Through his association with Yale, Weir became involved in local, New Haven-based art commissioning committees. One such committee was created to direct the design and placement of a Soldiers’ and Sailors’ Monument, which was realized in 1887 and now stands prominently on top of the East Rock ridge overlooking downtown New Haven. Weir was supposedly unsatisfied with the selected obelisk design and final location of the monument and, therefore, removed himself from the committee. This supposed difference in ideas and aesthetics may indicate why Weir decidedly omitted the memorial in his 1901 painting East Rock, New Haven.

Weir’s representation of the trap rock cliffs and surrounding landscape showcases a glorious golden autumn scene set against the backdrop of one of Southern Connecticut’s most magnificent ridges formed some 200 million years ago. In his painting, Weir highlights an uninhabited landscape, as suggested by the dilapidated post and beam fencing, that seems to remind the viewer of their littleness in relation to the imposing and majestic presentation of East Rock in the background. This potential reading of Weir’s painting may also help us to re-think his exclusion of the Soldiers’ and Sailor’s Monument as a symbolic rejection of honoring Man over Nature.

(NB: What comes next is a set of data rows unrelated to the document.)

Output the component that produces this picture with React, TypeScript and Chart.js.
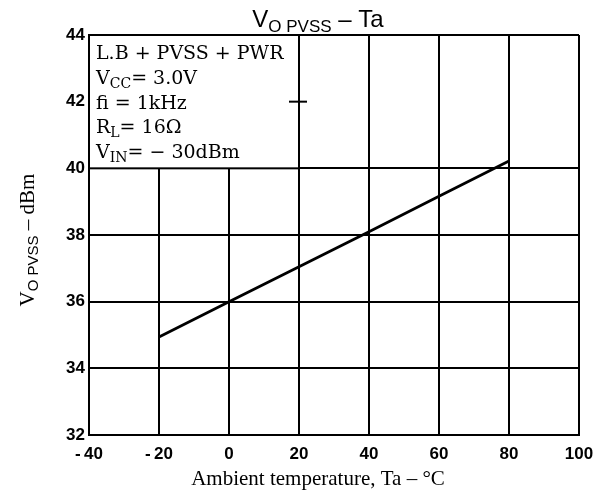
import React, { useEffect, useRef } from "react";
import { Chart, registerables } from "chart.js";

Chart.register(...registerables);

// ---- data ----
const temps = [-20, 0, 20, 40, 60, 80];
const voutDbm = [34.94, 36.0, 37.05, 38.1, 39.16, 40.22];
const xTickValues = [-40, -20, 0, 20, 40, 60, 80, 100];
const yTickValues = [32, 34, 36, 38, 40, 42, 44];
const hiddenGridY = [42];
const titleParts = ["V", "O PVSS", " \u2013 Ta"];
const yTitleParts = ["V", "O PVSS", " \u2013 dBm"];
const xTitle = "Ambient temperature, Ta \u2013 \u00B0C";
// each info line: [main, subscript, rest]
const infoLines: [string, string, string][] = [
  ["L.B + PVSS + PWR", "", ""],
  ["V", "CC", "= 3.0V"],
  ["fi = 1kHz", "", ""],
  ["R", "L", "= 16\u03A9"],
  ["V", "IN", "= \u2212 30dBm"],
];
const boxXMax = 20;
const boxYMin = 40;

type Seg = { t: string; font: string; dy: number };

function segWidth(ctx: CanvasRenderingContext2D, segs: Seg[]) {
  let w = 0;
  for (const s of segs) {
    ctx.font = s.font;
    w += ctx.measureText(s.t).width;
  }
  return w;
}
function drawSegs(ctx: CanvasRenderingContext2D, segs: Seg[], x: number, y: number) {
  let cx = x;
  for (const s of segs) {
    ctx.font = s.font;
    ctx.fillText(s.t, cx, y + s.dy);
    cx += ctx.measureText(s.t).width;
  }
}

const fmtTick = (v: any) => (Number(v) < 0 ? "-\u2009" + Math.abs(Number(v)) : String(v));

const decorPlugin = {
  id: "decor",
  afterDraw(chart: any) {
    const ctx: CanvasRenderingContext2D = chart.ctx;
    const xs = chart.scales.x;
    const ys = chart.scales.y;
    const area = chart.chartArea;
    ctx.save();
    ctx.fillStyle = "#000";
    ctx.textBaseline = "alphabetic";
    ctx.textAlign = "left";

    // info box
    const bx0 = area.left;
    const by0 = area.top;
    const bx1 = xs.getPixelForValue(boxXMax);
    const by1 = ys.getPixelForValue(boxYMin);
    ctx.fillStyle = "#fff";
    ctx.fillRect(bx0, by0, bx1 - bx0, by1 - by0);
    ctx.strokeStyle = "#000";
    ctx.lineWidth = 2;
    ctx.strokeRect(bx0, by0, bx1 - bx0, by1 - by0);
    // small stub of the 42 line at box edge
    const y42 = ys.getPixelForValue(42);
    ctx.beginPath();
    ctx.moveTo(bx1 - 10, y42);
    ctx.lineTo(bx1 + 8, y42);
    ctx.stroke();

    ctx.fillStyle = "#000";
    const mainF = "19px 'DejaVu Serif'";
    const subF = "14px 'DejaVu Serif'";
    infoLines.forEach((ln, i) => {
      const segs: Seg[] = [{ t: ln[0], font: mainF, dy: 0 }];
      if (ln[1]) segs.push({ t: ln[1], font: subF, dy: 4 });
      if (ln[2]) segs.push({ t: ln[2], font: mainF, dy: 0 });
      drawSegs(ctx, segs, bx0 + 7, by0 + 24 + i * 24.8);
    });

    // title
    const tSegs: Seg[] = [
      { t: titleParts[0], font: "24px 'Liberation Sans'", dy: 0 },
      { t: titleParts[1], font: "17px 'Liberation Sans'", dy: 5 },
      { t: titleParts[2], font: "24px 'Liberation Sans'", dy: 0 },
    ];
    const tw = segWidth(ctx, tSegs);
    drawSegs(ctx, tSegs, 318 - tw / 2, 27);

    // x title
    ctx.font = "21px 'Liberation Serif'";
    ctx.textAlign = "center";
    ctx.fillText(xTitle, 318, 485);
    ctx.textAlign = "left";

    // y title (rotated)
    const ySegs: Seg[] = [
      { t: yTitleParts[0], font: "21px 'Liberation Serif'", dy: 0 },
      { t: yTitleParts[1], font: "15px 'Liberation Sans'", dy: 4 },
      { t: yTitleParts[2], font: "21px 'Liberation Serif'", dy: 0 },
    ];
    const yw = segWidth(ctx, ySegs);
    ctx.translate(34, (area.top + area.bottom) / 2 + 5);
    ctx.rotate(-Math.PI / 2);
    drawSegs(ctx, ySegs, -yw / 2, 0);
    ctx.restore();
  },
};

export default function App() {
  const ref = useRef<HTMLCanvasElement | null>(null);
  useEffect(() => {
    if (!ref.current) return;
    const chart = new Chart(ref.current, {
      type: "line",
      data: {
        datasets: [
          {
            data: temps.map((t, i) => ({ x: t, y: voutDbm[i] })),
            borderColor: "#000",
            borderWidth: 2.8,
            pointRadius: 0,
            tension: 0,
          },
        ],
      },
      options: {
        animation: false,
        responsive: false,
        events: [],
        layout: { padding: { top: 35, right: 25, left: 0, bottom: 0 } },
        plugins: { legend: { display: false }, tooltip: { enabled: false }, title: { display: false } },
        scales: {
          x: {
            type: "linear",
            min: xTickValues[0],
            max: xTickValues[xTickValues.length - 1],
            afterBuildTicks: (s: any) => {
              s.ticks = xTickValues.map((v) => ({ value: v }));
            },
            afterFit: (s: any) => {
              s.height = 55;
            },
            grid: { color: "#000", lineWidth: 2, drawTicks: false },
            border: { color: "#000", width: 2 },
            ticks: {
              color: "#000",
              padding: 9,
              maxRotation: 0,
              autoSkip: false,
              font: { family: "'Liberation Sans'", size: 17, weight: "bold" },
              callback: fmtTick,
            },
          },
          y: {
            type: "linear",
            min: yTickValues[0],
            max: yTickValues[yTickValues.length - 1],
            afterBuildTicks: (s: any) => {
              s.ticks = yTickValues.map((v) => ({ value: v }));
            },
            afterFit: (s: any) => {
              s.width = 89;
            },
            grid: {
              color: (c: any) => (c.tick && hiddenGridY.includes(c.tick.value) ? "rgba(0,0,0,0)" : "#000"),
              lineWidth: 2,
              drawTicks: false,
            },
            border: { color: "#000", width: 2 },
            ticks: {
              color: "#000",
              padding: 4,
              autoSkip: false,
              font: { family: "'Liberation Sans'", size: 17, weight: "bold" },
              callback: fmtTick,
            },
          },
        },
      },
      plugins: [decorPlugin],
    } as any);
    return () => chart.destroy();
  }, []);
  return (
    <div style={{ position: "absolute", left: 0, top: 0 }}>
      <canvas ref={ref} width={604} height={490} style={{ width: 604, height: 490 }} />
    </div>
  );
}
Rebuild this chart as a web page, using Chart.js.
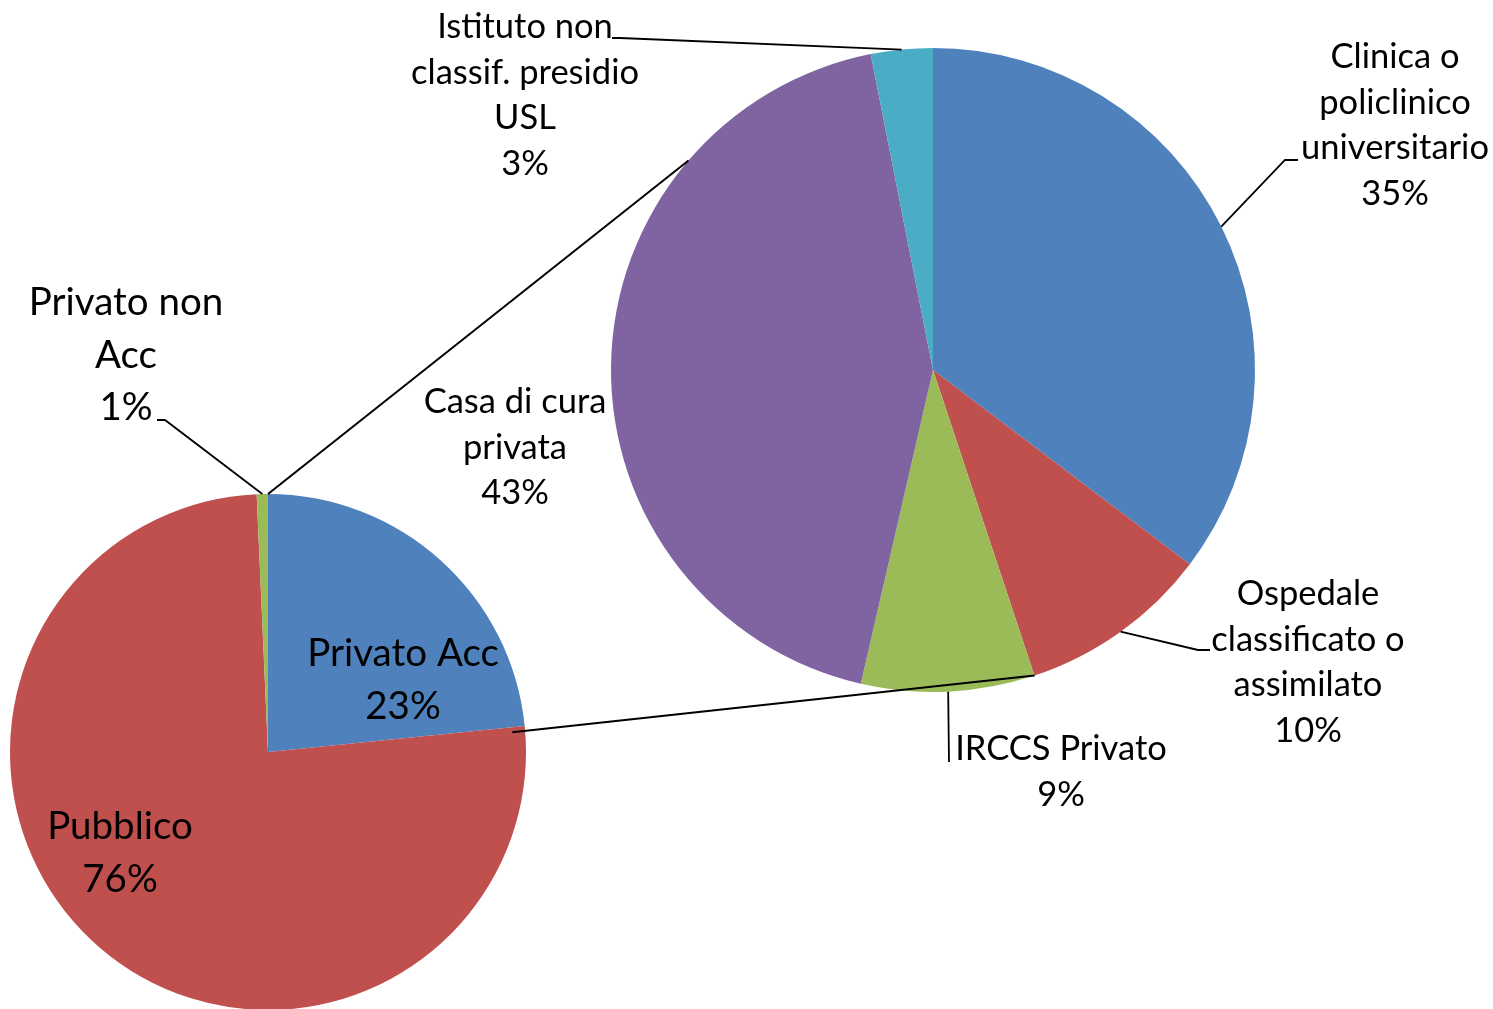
<!DOCTYPE html>
<html>
<head>
<meta charset="utf-8">
<script src="https://cdn.jsdelivr.net/npm/chart.js@4"></script>
<style>
  html, body { margin: 0; padding: 0; background: #fff; overflow: hidden; }
  #wrap { position: relative; width: 1493px; height: 1009px; overflow: hidden; }
  canvas { position: absolute; left: 0; top: 0; }
</style>
</head>
<body>
<div id="wrap">
  <canvas id="main" width="1493" height="1040"></canvas>
  <canvas id="detail" width="1493" height="1040"></canvas>
</div>
<script>
// main pie
const mainLabels = [['Privato Acc'], ['Pubblico'], ['Privato non', 'Acc']];
const mainValues = [23.4, 75.9, 0.7];
const mainColors = ['#4F81BD', '#C0504D', '#9BBB59'];

// secondary pie (breakdown of Privato Acc)
const detailLabels = [
  ['Clinica o', 'policlinico', 'universitario'],
  ['Ospedale', 'classificato o', 'assimilato'],
  ['IRCCS Privato'],
  ['Casa di cura', 'privata'],
  ['Istituto non', 'classif. presidio', 'USL'],
];
const detailValues = [35.3, 9.6, 8.7, 43.3, 3.1];
const detailColors = ['#4F81BD', '#C0504D', '#9BBB59', '#8064A2', '#4BACC6'];

const FONT = 'Lato, "Noto Sans", sans-serif';

// label placement, relative to each pie centre (style only)
const mainLayout = [
  { x: 135, y: -98 },
  { x: -148, y: 75 },
  { x: -142, y: -449, leader: [-103, -332, -111] },
];
const detailLayout = [
  { x: 462, y: -313, leader: [352, -210, 365] },
  { x: 375, y: 224, leader: [265, 280, 277] },
  { x: 128, y: 379, leader: [16, 392, 16] },
  { x: -418, y: 32 },
  { x: -408, y: -343, leader: [-313, -332, -321] },
];

const pct = (vals, i) => {
  const sum = vals.reduce((a, b) => a + b, 0);
  return Math.round(vals[i] / sum * 100) + '%';
};

const pieLabels = {
  id: 'pieLabels',
  afterDraw(chart, args, opts) {
    const ctx = chart.ctx;
    const arcs = chart.getDatasetMeta(0).data;
    const vals = chart.data.datasets[0].data;
    ctx.save();
    ctx.fillStyle = '#000';
    ctx.strokeStyle = '#000';
    ctx.lineWidth = 1.8;
    ctx.textAlign = 'center';
    ctx.textBaseline = 'middle';
    ctx.font = opts.size + 'px ' + FONT;
    arcs.forEach((arc, i) => {
      const lay = opts.layout[i];
      const cx = arc.x, cy = arc.y;
      if (lay.leader) {
        const mid = (arc.startAngle + arc.endAngle) / 2;
        const r = arc.outerRadius;
        ctx.beginPath();
        ctx.moveTo(cx + r * Math.cos(mid), cy + r * Math.sin(mid));
        ctx.lineTo(cx + lay.leader[0], cy + lay.leader[1]);
        ctx.lineTo(cx + lay.leader[2], cy + lay.leader[1]);
        ctx.stroke();
      }
      const lines = chart.data.labels[i].concat([pct(vals, i)]);
      lines.forEach((t, k) => {
        ctx.fillText(t, cx + lay.x, cy + lay.y + k * opts.lineHeight);
      });
    });
    ctx.restore();
  }
};

const baseOptions = (padding, labelOpts) => ({
  responsive: false,
  animation: false,
  layout: { padding: padding },
  plugins: {
    legend: { display: false },
    tooltip: { enabled: false },
    pieLabels: labelOpts,
  },
});

const mainChart = new Chart(document.getElementById('main'), {
  type: 'pie',
  data: {
    labels: mainLabels,
    datasets: [{ data: mainValues, backgroundColor: mainColors, borderWidth: 0 }],
  },
  options: baseOptions({ left: 10, right: 967, top: 494, bottom: 30 },
    { layout: mainLayout, size: 38.5, lineHeight: 52.5 }),
  plugins: [pieLabels],
});

// lines joining the split slice to the secondary pie
const connectorAngles = [-139.4, 71.6];
const connectors = {
  id: 'connectors',
  afterDraw(chart) {
    const ctx = chart.ctx;
    const src = mainChart.getDatasetMeta(0).data[0];
    const dst = chart.getDatasetMeta(0).data[0];
    const ends = [src.startAngle, src.endAngle + 0.02];
    const reach = [1, 0.95];
    ctx.save();
    ctx.strokeStyle = '#000';
    ctx.lineWidth = 2;
    ends.forEach((a, i) => {
      const b = connectorAngles[i] * Math.PI / 180;
      const r = src.outerRadius * reach[i];
      ctx.beginPath();
      ctx.moveTo(src.x + r * Math.cos(a), src.y + r * Math.sin(a));
      ctx.lineTo(dst.x + dst.outerRadius * Math.cos(b), dst.y + dst.outerRadius * Math.sin(b));
      ctx.stroke();
    });
    ctx.restore();
  }
};

new Chart(document.getElementById('detail'), {
  type: 'pie',
  data: {
    labels: detailLabels,
    datasets: [{ data: detailValues, backgroundColor: detailColors, borderWidth: 0 }],
  },
  options: baseOptions({ left: 611, right: 238, top: 48, bottom: 348 },
    { layout: detailLayout, size: 34.5, lineHeight: 45.5 }),
  plugins: [pieLabels, connectors],
});
</script>
</body>
</html>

East_Rock_from_SSS_Hall,_October_17,_2008

East Rock and the Soldiers and Sailors Monument in New Haven, Connecticut, viewed from the roof of Sheffield-Sterling-Strathcona Hall at Yale University. Source: https://upload.wikimedia.org/wikipedia/commons/1/16/East_Rock_from_SSS_Hall,_October_17,_2008.jpg

The painting of East Rock, New Haven joins other representations of New Haven’s historic landscape. As we can see in the contemporary photograph above, East Rock continues to be a picturesque scene for many artists and nature-lovers. Even as early as 1900, Yale began a photographic repository, which features many landscape scenes from around New Haven and Yale’s Campus. The photographs seen here from 1900 and 1964, below, highlight the growth in population density surrounding the East Rock cliffs and imbue Weir’s painting with a new kind of bucolic nostalgia for a landscape unchanged.

East Rock photo

East Rock aerial photo

Above: East Rock. Repository Name: New Haven Colony Historical Society. Original Site: New Haven, East Rock. Photograph, c. 1900 (?). Source: http://images.library.yale.edu/nhsize3/YVRC/D4165/257776.jpg

 Below: East Rock Connector. Repository Name: New Haven Historical Society. Original Site: New Haven, East Rock. Photograph, 1964. Source: http://images.library.yale.edu/nhsize3/YVRC/D9990/258056.jpg

Finally, East Rock, New Haven highlights Weir’s desire to capture the landscape from his local surroundings. In this way, Weir joins many other of Connecticut’s artists, such as Frederic Church and Charles deWolf Brownell, who sought out iconic “stories in stone,” including West Rock in New Haven, or Joshua Rocks along the Connecticut River near Old Lyme. Together, representations like Eshoo’s Factory Scene and Weir’s East Rock, New Haven joined with so many other landscape scenes on loan to the Florence Griswold Museum from around Connecticut prompts us to consider both how the artists looked at their local scenery and whether those vistas survive today.